### [Task directions]
Could you retype the lines below, starting at the line holding "Output the web" and stopping at the line holding "var phaseTicks = [-100, 0, 100];", inclusive? Copy them exactly and drop the images.

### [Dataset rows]
# # # #

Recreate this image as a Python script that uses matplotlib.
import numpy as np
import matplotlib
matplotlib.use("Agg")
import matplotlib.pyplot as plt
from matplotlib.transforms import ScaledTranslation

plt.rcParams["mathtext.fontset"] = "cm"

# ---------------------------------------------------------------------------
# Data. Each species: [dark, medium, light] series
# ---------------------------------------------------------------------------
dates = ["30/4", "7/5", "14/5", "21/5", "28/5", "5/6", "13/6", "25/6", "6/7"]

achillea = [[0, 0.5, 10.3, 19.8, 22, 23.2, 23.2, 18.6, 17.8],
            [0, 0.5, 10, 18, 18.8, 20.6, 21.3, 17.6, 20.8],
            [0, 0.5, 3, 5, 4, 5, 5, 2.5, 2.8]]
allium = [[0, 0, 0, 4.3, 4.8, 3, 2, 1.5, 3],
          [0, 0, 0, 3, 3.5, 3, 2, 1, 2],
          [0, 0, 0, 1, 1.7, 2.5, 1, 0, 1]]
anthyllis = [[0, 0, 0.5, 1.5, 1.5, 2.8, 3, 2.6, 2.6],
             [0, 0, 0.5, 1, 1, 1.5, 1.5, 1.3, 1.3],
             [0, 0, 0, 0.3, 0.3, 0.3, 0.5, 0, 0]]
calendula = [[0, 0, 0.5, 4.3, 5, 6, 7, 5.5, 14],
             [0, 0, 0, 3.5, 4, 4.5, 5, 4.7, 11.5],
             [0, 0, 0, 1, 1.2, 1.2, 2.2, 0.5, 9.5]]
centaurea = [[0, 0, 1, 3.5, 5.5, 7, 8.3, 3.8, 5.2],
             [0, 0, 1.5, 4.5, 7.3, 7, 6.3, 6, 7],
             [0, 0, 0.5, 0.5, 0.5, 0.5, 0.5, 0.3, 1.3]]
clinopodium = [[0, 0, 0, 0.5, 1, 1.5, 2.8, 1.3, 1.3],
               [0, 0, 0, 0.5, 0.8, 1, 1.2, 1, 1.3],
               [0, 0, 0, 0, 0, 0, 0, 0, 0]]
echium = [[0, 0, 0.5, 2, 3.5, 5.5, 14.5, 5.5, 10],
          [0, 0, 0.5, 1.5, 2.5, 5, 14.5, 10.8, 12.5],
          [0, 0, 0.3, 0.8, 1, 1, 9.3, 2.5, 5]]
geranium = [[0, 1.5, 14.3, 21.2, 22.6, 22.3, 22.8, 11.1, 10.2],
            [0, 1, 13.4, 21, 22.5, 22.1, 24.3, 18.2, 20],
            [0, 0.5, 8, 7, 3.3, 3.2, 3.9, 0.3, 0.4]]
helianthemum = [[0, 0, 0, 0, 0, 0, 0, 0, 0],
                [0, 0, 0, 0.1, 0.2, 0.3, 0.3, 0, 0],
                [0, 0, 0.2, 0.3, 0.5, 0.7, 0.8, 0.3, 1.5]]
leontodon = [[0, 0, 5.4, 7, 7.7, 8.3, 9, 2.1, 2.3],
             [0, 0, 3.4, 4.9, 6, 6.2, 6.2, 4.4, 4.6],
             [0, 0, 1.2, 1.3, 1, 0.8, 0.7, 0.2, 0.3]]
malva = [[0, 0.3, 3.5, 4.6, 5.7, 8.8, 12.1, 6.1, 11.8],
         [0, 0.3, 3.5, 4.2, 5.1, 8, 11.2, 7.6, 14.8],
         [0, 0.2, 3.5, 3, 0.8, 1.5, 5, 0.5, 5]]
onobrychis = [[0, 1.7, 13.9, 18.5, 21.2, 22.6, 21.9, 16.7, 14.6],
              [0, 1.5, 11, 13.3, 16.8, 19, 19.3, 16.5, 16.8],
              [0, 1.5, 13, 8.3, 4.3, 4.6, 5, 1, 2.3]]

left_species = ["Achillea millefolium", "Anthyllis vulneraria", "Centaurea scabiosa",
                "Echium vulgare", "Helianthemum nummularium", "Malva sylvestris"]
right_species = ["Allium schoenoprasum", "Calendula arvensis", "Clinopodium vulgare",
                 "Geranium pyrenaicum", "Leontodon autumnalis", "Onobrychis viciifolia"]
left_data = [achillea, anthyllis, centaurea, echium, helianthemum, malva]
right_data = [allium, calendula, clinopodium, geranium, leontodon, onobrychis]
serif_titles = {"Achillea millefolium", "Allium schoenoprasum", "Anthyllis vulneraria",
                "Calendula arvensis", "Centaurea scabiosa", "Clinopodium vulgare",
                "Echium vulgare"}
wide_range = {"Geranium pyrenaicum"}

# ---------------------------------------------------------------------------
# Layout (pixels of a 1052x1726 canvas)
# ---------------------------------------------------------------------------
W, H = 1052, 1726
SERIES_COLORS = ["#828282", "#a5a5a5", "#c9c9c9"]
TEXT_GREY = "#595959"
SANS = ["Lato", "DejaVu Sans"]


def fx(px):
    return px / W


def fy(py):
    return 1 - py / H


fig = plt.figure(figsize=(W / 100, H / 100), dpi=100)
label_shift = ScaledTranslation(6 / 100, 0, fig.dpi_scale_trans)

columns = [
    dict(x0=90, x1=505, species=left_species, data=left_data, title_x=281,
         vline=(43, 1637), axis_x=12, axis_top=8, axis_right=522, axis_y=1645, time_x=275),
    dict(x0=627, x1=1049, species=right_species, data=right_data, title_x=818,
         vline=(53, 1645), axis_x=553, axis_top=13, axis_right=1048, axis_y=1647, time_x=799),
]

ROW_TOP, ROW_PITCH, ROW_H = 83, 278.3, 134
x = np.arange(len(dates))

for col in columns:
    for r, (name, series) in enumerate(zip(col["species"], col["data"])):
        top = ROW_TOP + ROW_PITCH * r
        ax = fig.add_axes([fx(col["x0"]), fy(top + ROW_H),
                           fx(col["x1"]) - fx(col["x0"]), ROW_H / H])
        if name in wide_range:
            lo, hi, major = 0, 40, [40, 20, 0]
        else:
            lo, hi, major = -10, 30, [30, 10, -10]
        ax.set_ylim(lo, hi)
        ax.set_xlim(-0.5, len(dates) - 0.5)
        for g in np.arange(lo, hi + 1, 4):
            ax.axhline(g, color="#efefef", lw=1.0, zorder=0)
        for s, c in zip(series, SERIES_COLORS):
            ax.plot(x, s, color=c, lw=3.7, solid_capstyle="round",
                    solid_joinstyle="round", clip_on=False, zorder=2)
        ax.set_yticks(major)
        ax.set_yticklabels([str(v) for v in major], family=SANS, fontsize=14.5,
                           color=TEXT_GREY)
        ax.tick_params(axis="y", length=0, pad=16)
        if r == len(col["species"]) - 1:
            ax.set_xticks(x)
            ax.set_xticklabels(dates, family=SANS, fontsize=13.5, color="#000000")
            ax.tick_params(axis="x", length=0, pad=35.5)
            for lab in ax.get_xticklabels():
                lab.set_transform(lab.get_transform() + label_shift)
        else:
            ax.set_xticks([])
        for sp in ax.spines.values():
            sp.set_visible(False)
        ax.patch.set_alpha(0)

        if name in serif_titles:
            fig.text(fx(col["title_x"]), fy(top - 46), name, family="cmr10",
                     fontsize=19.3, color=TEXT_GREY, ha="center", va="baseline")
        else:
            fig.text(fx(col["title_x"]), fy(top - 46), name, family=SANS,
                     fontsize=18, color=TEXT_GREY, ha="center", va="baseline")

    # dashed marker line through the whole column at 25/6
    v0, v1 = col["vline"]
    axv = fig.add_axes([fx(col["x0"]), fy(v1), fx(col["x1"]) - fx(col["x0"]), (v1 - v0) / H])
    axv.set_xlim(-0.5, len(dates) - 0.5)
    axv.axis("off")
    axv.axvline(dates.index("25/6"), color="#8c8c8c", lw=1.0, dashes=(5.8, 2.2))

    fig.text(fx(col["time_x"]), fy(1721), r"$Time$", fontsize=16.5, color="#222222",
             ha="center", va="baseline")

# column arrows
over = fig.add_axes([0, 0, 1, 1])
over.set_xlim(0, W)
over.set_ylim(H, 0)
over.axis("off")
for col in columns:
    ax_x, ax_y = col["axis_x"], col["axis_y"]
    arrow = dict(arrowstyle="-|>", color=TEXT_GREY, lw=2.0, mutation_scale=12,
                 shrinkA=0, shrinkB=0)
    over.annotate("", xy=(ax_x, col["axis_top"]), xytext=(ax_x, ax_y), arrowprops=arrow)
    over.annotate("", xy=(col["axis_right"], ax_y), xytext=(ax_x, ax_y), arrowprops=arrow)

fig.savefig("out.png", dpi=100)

# # # #

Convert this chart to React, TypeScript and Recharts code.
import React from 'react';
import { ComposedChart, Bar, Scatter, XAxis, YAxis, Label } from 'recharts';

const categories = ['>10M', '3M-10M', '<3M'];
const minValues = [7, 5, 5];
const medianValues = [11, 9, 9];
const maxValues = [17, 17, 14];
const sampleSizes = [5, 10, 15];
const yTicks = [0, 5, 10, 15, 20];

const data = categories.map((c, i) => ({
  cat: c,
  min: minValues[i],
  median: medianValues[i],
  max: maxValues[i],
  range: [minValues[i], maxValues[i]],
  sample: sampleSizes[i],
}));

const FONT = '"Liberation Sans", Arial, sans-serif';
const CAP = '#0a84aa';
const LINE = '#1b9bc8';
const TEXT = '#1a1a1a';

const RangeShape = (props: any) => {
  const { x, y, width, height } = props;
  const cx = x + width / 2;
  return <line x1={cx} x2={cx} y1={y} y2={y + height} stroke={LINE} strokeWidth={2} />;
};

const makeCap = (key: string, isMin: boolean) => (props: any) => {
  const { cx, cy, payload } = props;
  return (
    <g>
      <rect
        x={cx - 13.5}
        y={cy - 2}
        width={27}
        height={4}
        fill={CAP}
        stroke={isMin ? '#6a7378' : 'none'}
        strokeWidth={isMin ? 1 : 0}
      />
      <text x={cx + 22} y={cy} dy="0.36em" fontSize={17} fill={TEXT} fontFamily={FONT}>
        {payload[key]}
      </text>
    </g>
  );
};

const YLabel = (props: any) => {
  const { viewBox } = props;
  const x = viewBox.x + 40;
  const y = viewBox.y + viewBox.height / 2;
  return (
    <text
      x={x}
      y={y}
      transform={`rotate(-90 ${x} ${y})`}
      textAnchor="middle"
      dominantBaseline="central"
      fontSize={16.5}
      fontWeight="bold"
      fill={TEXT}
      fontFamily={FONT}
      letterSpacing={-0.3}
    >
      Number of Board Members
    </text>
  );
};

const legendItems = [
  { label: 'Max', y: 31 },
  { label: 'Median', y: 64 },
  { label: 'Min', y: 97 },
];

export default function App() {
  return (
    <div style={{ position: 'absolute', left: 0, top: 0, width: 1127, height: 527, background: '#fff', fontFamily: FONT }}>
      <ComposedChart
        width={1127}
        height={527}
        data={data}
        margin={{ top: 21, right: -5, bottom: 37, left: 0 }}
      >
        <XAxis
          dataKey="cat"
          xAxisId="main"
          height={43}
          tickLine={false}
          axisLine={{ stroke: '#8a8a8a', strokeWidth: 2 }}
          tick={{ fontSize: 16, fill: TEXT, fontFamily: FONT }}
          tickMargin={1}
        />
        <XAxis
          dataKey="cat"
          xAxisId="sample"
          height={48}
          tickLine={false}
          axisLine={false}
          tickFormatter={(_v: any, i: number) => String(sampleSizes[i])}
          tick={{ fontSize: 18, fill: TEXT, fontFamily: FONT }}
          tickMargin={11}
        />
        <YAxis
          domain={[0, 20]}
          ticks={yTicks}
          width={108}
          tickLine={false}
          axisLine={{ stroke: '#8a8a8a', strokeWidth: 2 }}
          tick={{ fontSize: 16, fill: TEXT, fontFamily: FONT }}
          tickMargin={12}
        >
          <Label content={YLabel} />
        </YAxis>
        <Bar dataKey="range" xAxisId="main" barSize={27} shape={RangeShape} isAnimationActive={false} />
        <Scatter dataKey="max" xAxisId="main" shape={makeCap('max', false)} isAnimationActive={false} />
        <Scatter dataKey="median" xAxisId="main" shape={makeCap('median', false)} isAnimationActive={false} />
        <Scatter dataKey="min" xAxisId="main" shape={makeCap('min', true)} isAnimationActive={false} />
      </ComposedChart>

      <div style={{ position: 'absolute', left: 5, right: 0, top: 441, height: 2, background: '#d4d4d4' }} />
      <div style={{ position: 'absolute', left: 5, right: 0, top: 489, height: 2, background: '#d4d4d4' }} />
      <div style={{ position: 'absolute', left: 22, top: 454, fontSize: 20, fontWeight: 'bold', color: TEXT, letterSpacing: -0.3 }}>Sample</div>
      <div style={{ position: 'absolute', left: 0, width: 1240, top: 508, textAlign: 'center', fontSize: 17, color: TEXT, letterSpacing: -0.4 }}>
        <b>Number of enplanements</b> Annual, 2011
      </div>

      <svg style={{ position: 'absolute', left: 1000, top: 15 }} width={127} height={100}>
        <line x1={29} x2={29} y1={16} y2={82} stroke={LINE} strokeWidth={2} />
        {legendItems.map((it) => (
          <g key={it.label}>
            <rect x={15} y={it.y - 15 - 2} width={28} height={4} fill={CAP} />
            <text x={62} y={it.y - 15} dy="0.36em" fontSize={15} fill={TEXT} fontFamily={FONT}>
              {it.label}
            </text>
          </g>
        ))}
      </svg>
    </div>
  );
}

# # # #

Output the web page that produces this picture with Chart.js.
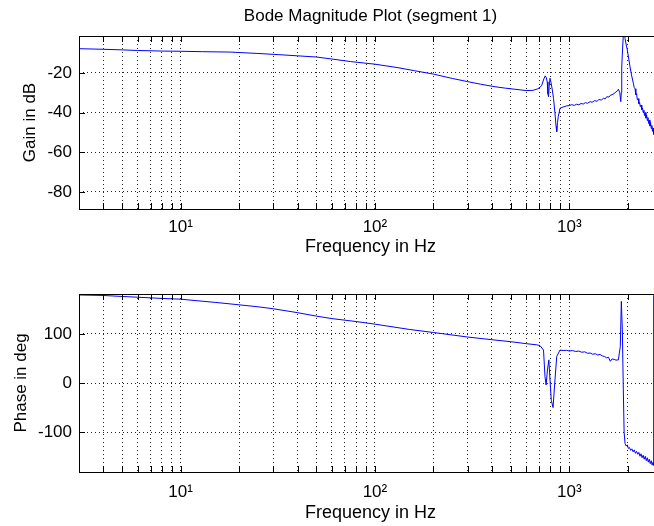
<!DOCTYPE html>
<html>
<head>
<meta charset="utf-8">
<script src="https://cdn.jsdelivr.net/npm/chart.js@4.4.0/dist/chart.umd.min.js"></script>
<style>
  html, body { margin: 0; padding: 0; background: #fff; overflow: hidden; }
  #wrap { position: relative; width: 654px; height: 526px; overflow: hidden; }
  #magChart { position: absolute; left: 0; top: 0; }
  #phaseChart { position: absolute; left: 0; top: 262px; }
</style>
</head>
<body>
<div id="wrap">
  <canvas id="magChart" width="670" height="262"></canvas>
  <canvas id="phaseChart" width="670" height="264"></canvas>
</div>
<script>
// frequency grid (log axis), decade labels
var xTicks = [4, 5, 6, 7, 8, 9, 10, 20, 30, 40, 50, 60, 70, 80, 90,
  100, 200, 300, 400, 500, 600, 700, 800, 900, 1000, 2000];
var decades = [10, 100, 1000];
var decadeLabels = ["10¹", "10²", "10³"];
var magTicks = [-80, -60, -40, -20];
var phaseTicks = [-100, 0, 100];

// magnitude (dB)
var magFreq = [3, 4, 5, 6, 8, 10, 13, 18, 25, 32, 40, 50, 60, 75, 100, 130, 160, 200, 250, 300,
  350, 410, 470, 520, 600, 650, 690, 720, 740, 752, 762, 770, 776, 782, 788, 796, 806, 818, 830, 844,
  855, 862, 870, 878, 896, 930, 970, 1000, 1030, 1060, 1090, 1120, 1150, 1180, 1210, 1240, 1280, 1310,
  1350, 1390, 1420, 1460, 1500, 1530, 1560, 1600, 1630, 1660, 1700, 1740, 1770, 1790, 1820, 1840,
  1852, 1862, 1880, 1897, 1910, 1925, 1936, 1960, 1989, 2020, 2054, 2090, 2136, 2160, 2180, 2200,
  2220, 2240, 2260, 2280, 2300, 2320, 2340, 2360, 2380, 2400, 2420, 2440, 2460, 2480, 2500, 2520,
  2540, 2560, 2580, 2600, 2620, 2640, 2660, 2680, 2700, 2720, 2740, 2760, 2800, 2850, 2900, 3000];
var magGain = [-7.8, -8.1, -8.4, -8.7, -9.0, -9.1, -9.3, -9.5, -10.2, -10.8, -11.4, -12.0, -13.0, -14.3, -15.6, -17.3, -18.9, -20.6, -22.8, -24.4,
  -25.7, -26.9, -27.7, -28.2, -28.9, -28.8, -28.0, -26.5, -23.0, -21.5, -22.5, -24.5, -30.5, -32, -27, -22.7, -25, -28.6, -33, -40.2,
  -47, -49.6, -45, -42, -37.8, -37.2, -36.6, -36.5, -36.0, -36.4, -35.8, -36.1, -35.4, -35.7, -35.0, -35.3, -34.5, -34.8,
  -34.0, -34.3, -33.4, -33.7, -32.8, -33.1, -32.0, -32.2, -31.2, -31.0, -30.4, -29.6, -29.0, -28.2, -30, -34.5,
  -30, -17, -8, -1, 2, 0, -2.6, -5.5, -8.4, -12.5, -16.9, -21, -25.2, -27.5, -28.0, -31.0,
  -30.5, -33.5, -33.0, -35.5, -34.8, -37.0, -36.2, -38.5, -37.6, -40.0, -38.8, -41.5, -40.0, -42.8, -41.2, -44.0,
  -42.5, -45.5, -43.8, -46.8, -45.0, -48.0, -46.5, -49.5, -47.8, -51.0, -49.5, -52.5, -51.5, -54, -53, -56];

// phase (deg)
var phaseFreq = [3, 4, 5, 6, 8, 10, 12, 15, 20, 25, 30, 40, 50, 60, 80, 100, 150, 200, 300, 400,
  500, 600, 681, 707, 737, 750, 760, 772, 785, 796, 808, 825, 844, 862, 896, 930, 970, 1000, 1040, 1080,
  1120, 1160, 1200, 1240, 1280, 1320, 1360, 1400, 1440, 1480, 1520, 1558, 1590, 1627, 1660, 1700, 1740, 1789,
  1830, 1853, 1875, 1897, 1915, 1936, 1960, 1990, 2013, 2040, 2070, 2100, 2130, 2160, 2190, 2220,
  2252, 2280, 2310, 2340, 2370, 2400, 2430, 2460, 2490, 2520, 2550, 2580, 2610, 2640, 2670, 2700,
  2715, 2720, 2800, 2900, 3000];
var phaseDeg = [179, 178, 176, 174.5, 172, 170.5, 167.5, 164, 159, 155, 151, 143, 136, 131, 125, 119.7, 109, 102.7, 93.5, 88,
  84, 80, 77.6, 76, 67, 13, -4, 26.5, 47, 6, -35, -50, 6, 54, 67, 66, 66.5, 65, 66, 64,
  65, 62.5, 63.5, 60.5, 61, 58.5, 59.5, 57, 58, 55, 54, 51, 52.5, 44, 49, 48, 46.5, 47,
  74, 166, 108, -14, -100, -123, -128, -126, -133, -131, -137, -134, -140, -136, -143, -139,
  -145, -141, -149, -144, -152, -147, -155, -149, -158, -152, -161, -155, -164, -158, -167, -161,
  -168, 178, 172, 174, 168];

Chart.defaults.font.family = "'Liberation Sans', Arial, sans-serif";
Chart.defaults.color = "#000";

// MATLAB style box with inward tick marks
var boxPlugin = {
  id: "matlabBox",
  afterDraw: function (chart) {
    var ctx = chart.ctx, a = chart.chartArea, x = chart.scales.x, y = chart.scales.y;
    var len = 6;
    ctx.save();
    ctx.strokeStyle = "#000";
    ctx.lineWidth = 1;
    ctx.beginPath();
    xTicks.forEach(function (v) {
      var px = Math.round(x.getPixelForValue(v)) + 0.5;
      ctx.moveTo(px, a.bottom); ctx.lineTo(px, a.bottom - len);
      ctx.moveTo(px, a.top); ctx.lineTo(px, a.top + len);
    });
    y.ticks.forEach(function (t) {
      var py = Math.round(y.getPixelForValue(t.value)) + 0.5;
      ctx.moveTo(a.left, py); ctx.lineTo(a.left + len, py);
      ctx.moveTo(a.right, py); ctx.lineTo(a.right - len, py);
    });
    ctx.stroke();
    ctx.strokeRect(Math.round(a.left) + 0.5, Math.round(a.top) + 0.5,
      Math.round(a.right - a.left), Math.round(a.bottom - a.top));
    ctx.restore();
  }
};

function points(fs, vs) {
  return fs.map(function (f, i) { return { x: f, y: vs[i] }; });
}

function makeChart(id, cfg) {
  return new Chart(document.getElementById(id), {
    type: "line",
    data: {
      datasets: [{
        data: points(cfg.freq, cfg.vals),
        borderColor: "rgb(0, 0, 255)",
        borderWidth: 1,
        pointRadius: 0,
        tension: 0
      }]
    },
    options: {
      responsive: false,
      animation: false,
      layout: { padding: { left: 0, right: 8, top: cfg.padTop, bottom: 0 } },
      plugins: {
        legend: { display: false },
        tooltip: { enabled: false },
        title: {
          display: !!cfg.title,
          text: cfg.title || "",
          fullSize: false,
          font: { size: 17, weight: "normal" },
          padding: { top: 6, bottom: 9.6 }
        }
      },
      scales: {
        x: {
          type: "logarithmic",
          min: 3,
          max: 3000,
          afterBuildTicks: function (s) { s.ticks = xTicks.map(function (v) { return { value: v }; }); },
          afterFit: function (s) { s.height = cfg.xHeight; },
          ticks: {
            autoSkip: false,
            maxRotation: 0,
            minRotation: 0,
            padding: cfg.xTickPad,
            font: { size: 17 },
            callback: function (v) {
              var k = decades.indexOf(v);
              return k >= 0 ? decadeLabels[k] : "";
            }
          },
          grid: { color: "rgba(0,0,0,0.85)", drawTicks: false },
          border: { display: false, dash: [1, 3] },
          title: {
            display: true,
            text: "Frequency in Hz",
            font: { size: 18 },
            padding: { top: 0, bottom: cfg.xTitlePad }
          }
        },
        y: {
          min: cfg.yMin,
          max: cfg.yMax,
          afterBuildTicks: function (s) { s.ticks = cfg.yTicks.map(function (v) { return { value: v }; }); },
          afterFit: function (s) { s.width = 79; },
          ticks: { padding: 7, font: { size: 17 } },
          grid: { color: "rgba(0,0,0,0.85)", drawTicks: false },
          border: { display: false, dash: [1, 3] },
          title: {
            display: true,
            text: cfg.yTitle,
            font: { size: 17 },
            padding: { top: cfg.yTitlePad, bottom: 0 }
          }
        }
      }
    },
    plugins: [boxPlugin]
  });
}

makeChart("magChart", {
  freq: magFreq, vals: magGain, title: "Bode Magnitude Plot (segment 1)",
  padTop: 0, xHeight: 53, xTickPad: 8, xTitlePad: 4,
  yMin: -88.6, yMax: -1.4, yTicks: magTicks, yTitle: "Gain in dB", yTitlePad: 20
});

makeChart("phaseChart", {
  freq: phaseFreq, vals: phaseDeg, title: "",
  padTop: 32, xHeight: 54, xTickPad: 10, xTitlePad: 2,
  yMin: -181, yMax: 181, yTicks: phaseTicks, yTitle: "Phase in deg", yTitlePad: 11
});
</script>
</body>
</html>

# # # #

### [Solution for this exercise]
Output the web page that produces this picture with Chart.js.
<!DOCTYPE html>
<html>
<head>
<meta charset="utf-8">
<script src="https://cdn.jsdelivr.net/npm/chart.js@4.4.0/dist/chart.umd.min.js"></script>
<style>
  html, body { margin: 0; padding: 0; background: #fff; overflow: hidden; }
  #wrap { position: relative; width: 654px; height: 526px; overflow: hidden; }
  #magChart { position: absolute; left: 0; top: 0; }
  #phaseChart { position: absolute; left: 0; top: 262px; }
</style>
</head>
<body>
<div id="wrap">
  <canvas id="magChart" width="670" height="262"></canvas>
  <canvas id="phaseChart" width="670" height="264"></canvas>
</div>
<script>
// frequency grid (log axis), decade labels
var xTicks = [4, 5, 6, 7, 8, 9, 10, 20, 30, 40, 50, 60, 70, 80, 90,
  100, 200, 300, 400, 500, 600, 700, 800, 900, 1000, 2000];
var decades = [10, 100, 1000];
var decadeLabels = ["10¹", "10²", "10³"];
var magTicks = [-80, -60, -40, -20];
var phaseTicks = [-100, 0, 100];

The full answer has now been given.